Perhaps one could argue that the ANC was “lucky”. Cope, the first ANC breakaway party, had proven to be more a coalition of clashing egos than a focused opposition challenging the status-quo, and the fragmentation of ANC branches around the country.
How many ex-Cope voters went back to the fold of the ANC (or the DA) after the party’s public shenanigans, is an open question. The more likely scenario is that the ANC’s ever-loyal voters were hopeful, once again, for effective local government.
But one thing is very clear from the elections: serious self-introspection is something that the ruling party needs to countenance, especially if it wants to halt a perception that it is fast becoming an identity party in which minorities perceive themselves to be in the political wilderness.
What I’m talking about here is the ANC’s inability to reign in those who shoot it in the foot by indulging in racial identity politics on the local and national stage.
Even if GCIS head, Jimmy Manyi, said coloureds should “leave” the Western Cape for work in jest, or even if his statement was taken retro-actively out of context by the DA, he should surely have known better than to venture into such sensitive territory on a public platform.

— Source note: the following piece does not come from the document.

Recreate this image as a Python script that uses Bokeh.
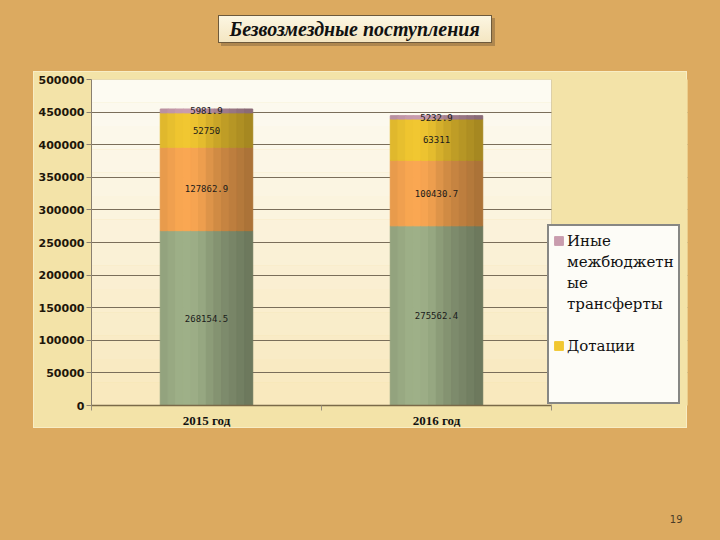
import math
from bokeh.plotting import figure
from bokeh.models import (ColumnDataSource, Range1d, FixedTicker,
                          BasicTickFormatter, BoxAnnotation, Legend, LegendItem, Title)
from bokeh.core.properties import value
from bokeh.transform import dodge
from bokeh.embed import file_html
from bokeh.resources import INLINE

# ---------------- data ----------------
years = ["2015 год", "2016 год"]
subventions = [268154.5, 275562.4]
subsidies = [127862.9, 100430.7]
dotations = [52750.0, 63311.0]
other_transfers = [5981.9, 5232.9]
y_ticks = [0, 50000, 100000, 150000, 200000, 250000, 300000, 350000, 400000, 450000, 500000]
title_text = "Безвозмездные поступления"
legend_other_lines = ["Иные", "межбюджетн", "ые", "трансферты"]
legend_dot = "Дотации"
page_number = "19"

PARCHMENT = "#dcaa60"
PANEL = "#f3e3a8"
W, H = 720, 540
FL, FR, FT, FB = 91, 687, 79, 405   # frame edges (px): plot area + legend column
PLOT_W = 460                         # width of the cream plot area inside the frame
UNIT = 230                           # px per category slot

xpos = [i + 0.5 for i in range(len(years))]        # category slot centres
xbounds = [float(i) for i in range(len(years) + 1)]  # category slot edges

p = figure(x_range=Range1d(0, (FR - FL) / UNIT), y_range=Range1d(0, 500000),
           width=W, height=H, output_backend="svg", toolbar_location=None,
           min_border_left=FL, min_border_right=W - FR,
           min_border_top=FT, min_border_bottom=H - FB,
           border_fill_color=PARCHMENT, border_fill_alpha=0.0,
           background_fill_color=PANEL, outline_line_color=None)

# spacer in the top panel so that the title sits inside its framed box
p.add_layout(Title(text=" ", text_font_size="10px", standoff=22), "above")
p.title.text = title_text
p.title.align = "left"
p.title.offset = 138
p.title.text_font = "Liberation Serif"
p.title.text_font_style = "bold italic"
p.title.text_font_size = "20px"
p.title.text_color = "#111111"
p.title.vertical_align = "middle"
p.title.standoff = 8

# cream plot area with a vertical gradient
NS = 14
FH = FB - FT
for i in range(NS):
    t = i / (NS - 1)
    r = int(253 + (249 - 253) * t)
    g = int(251 + (233 - 251) * t)
    b = int(242 + (190 - 242) * t)
    p.add_layout(BoxAnnotation(left=0, right=PLOT_W, top=FH * (1 - i / NS), bottom=FH * (1 - (i + 1) / NS),
                               left_units="screen", right_units="screen",
                               top_units="screen", bottom_units="screen",
                               fill_color=f"#{r:02x}{g:02x}{b:02x}", fill_alpha=1.0,
                               line_alpha=0, level="image"))

p.xgrid.visible = False
p.ygrid.ticker = FixedTicker(ticks=y_ticks)
p.ygrid.grid_line_color = "#7a6e5a"
p.ygrid.grid_line_width = 1

# panel colour to the right of the plot area (hides grid lines there)
p.add_layout(BoxAnnotation(left=PLOT_W, right=FR - FL, top=FH, bottom=0,
                           left_units="screen", right_units="screen",
                           top_units="screen", bottom_units="screen",
                           fill_color=PANEL, fill_alpha=1.0, line_alpha=0, level="glyph"))
# plot-area outline
p.add_layout(BoxAnnotation(left=0, right=PLOT_W, top=FH, bottom=0,
                           left_units="screen", right_units="screen",
                           top_units="screen", bottom_units="screen",
                           fill_alpha=0, line_color="#a09680", line_width=1, level="glyph"))

p.yaxis.ticker = FixedTicker(ticks=y_ticks)
p.yaxis.formatter = BasicTickFormatter(use_scientific=False)
p.yaxis.major_label_text_font = "DejaVu Sans"
p.yaxis.major_label_text_font_style = "bold"
p.yaxis.major_label_text_font_size = "11px"
p.yaxis.major_label_text_color = "#1e160a"
p.yaxis.axis_line_color = "#8a8070"
p.yaxis.major_tick_line_color = "#8a8070"
p.yaxis.major_tick_out = 5
p.yaxis.major_tick_in = 0
p.yaxis.minor_tick_line_color = None
p.yaxis.major_label_standoff = 2

p.xaxis.ticker = FixedTicker(ticks=xpos, minor_ticks=xbounds)
p.xaxis.major_label_overrides = {x: y for x, y in zip(xpos, years)}
p.xaxis.bounds = (0, len(years))
p.xaxis.major_label_text_font = "Liberation Serif"
p.xaxis.major_label_text_font_style = "bold"
p.xaxis.major_label_text_font_size = "13px"
p.xaxis.major_label_text_color = "#111111"
p.xaxis.axis_line_color = "#7a6a48"
p.xaxis.axis_line_width = 1.5
p.xaxis.major_tick_line_color = None
p.xaxis.major_tick_out = 0
p.xaxis.minor_tick_line_color = "#9a9080"
p.xaxis.minor_tick_out = 5
p.xaxis.minor_tick_in = 0
p.xaxis.major_label_standoff = 2

# bars with cylindrical shading
src = ColumnDataSource(dict(x=xpos, subventions=subventions, subsidies=subsidies,
                            dotations=dotations, other=other_transfers))
stackers = ["subventions", "subsidies", "dotations", "other"]
base_colors = [(0x8e, 0x9e, 0x7a), (0xe0, 0x96, 0x4a), (0xd8, 0xb2, 0x2c), (0xb4, 0x8c, 0x9c)]


def shade(t):
    return 1.0 + 0.12 * math.exp(-((t - 0.28) / 0.22) ** 2) - 0.25 * max(0.0, t - 0.45) / 0.55


def scale(c, f):
    return "#" + "".join(f"{max(0, min(255, int(v * f))):02x}" for v in c)


BAR_W = 0.40
NSL = 12
slices = []
for i in range(NSL):
    t = (i + 0.5) / NSL
    off = -BAR_W / 2 + (i + 0.5) * BAR_W / NSL
    cols = [scale(c, shade(t)) for c in base_colors]
    slices.append(p.vbar_stack(stackers, x=dodge("x", off), width=BAR_W / NSL * 1.06,
                               color=cols, source=src))


def fmt(v):
    s = f"{v:.1f}"
    return s[:-2] if s.endswith(".0") else s


lx, ly, lt = [], [], []
for k, xc in enumerate(xpos):
    base = 0.0
    for arr in (subventions, subsidies, dotations, other_transfers):
        v = arr[k]
        lx.append(xc)
        ly.append(base + v / 2)
        lt.append(fmt(v))
        base += v
p.text(x="x", y="y", text="t", source=ColumnDataSource(dict(x=lx, y=ly, t=lt)),
       text_font=value("DejaVu Sans Mono"), text_font_size="9px",
       text_align="center", text_baseline="middle", text_color="#1a1a1a")

# legend: only the first two entries fit in the original's box; the long
# label wraps onto four lines as in the original
ref = slices[3]
blank = p.vbar(x=[xpos[0]], top=[0], width=0.01, fill_alpha=0, line_alpha=0)
items = [LegendItem(label=legend_other_lines[0], renderers=[ref[3]])]
items += [LegendItem(label=s, renderers=[blank]) for s in legend_other_lines[1:]]
items += [LegendItem(label=" ", renderers=[blank]),
          LegendItem(label=legend_dot, renderers=[ref[2]]),
          LegendItem(label=" ", renderers=[blank]),
          LegendItem(label=" ", renderers=[blank])]
legend = Legend(items=items, location=(PLOT_W - 4, 1), orientation="vertical",
                label_text_font="DejaVu Serif", label_text_font_size="15px",
                label_text_color="#111111", label_height=21,
                glyph_width=11, glyph_height=11, label_standoff=3,
                padding=4, spacing=0, margin=0,
                border_line_color="#111111", border_line_width=2,
                background_fill_color="#fdfcf7", background_fill_alpha=1.0)
p.add_layout(legend)

# page number, pushed to the bottom of the page by a blank spacer
p.add_layout(Title(text=" ", text_font_size="10px", standoff=68), "below")
p.add_layout(Title(text=page_number, align="right", offset=5, vertical_align="middle",
                   text_font="DejaVu Sans", text_font_size="10px", text_font_style="normal",
                   text_color="#4a3c28", standoff=4), "below")

# page decoration behind the transparent canvas: parchment, chart panel, title box
def layer(color1, color2, x, y, w, h):
    return f"linear-gradient({color1}, {color2}) {x}px {y}px / {w}px {h}px no-repeat"


css_bg = ", ".join([
    layer("#fcf6e2", "#f4e6c2", 219, 16, 272, 26),
    layer("#6e5a3c", "#6e5a3c", 218, 15, 274, 28),
    layer("rgba(90,70,48,0.35)", "rgba(90,70,48,0.35)", 221, 18, 274, 28),
    layer(PANEL, PANEL, 34, 72, 652, 355),
    layer("#f8edc4", "#f8edc4", 33, 71, 654, 357),
    PARCHMENT,
])

html = file_html(p, INLINE)
html = html.replace("</head>", "<style>html { background: %s; } body { background: %s !important; }</style></head>"
                    % (PARCHMENT, css_bg), 1)
open("out.html", "w").write(html)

The jibes from certain party representatives, following Minister Trevor Manuel’s critical response to Manyi in the media, sent a negative message to those affected by Manyi’s sentiments that employment equity – a burning issue in the Western Cape – was over-subscribed by coloureds.
Leaders such as Julius Malema also need to realise that calling white opposition leaders "cockroaches" is as obscene as the dreaded "k" word.
He needs to know that belittling other population groups (and no, I’m not referring to "Kill the Boer") was never the way of Nelson Mandela or Walter Sisulu, who were both once members of the ANC Youth League.
He needs to know that reducing political discourse to its its lowest common denominator - as he often does - is not debate, but semantic thuggery.
But in South Africa today, a growing lack of comprehension of what really constitutes a democratic majority is, by far, the most urgent political question that young people like Malema need to fully understand.
It was, I believe, the biggest deciding factor in the destiny of the 2011 municipal elections; elections where national issues came on to the table. The communities who felt marginalised by Malema and Manyi either withheld their votes, or supported another party.
That is why wards such as Mayfair in Johannesburg and Rylands in Cape Town went from being ANC strongholds to DA ones.
Those of us who can recall the United Democratic Front will remember that during the anti-apartheid struggle, democracy was never defined by group identities. In the spirit of non-racism and non-sexism, every person was equal and every belief was equal.
Political identity was not determined by your face, but by your principles. Democracy was understood as a principled collective demanding representative governance. Policy and perspective was debated as principle, not identity, which allowed for the equal participation of all players.
Therefore, what the ANC needs to understand is that increasingly – due to the irresponsible utterances of Malema and his ilk – Indian, Coloured and White voters are seeing the ANC as an exclusive “Black” majority party, a contradiction of the truly democratic values it originally stood for.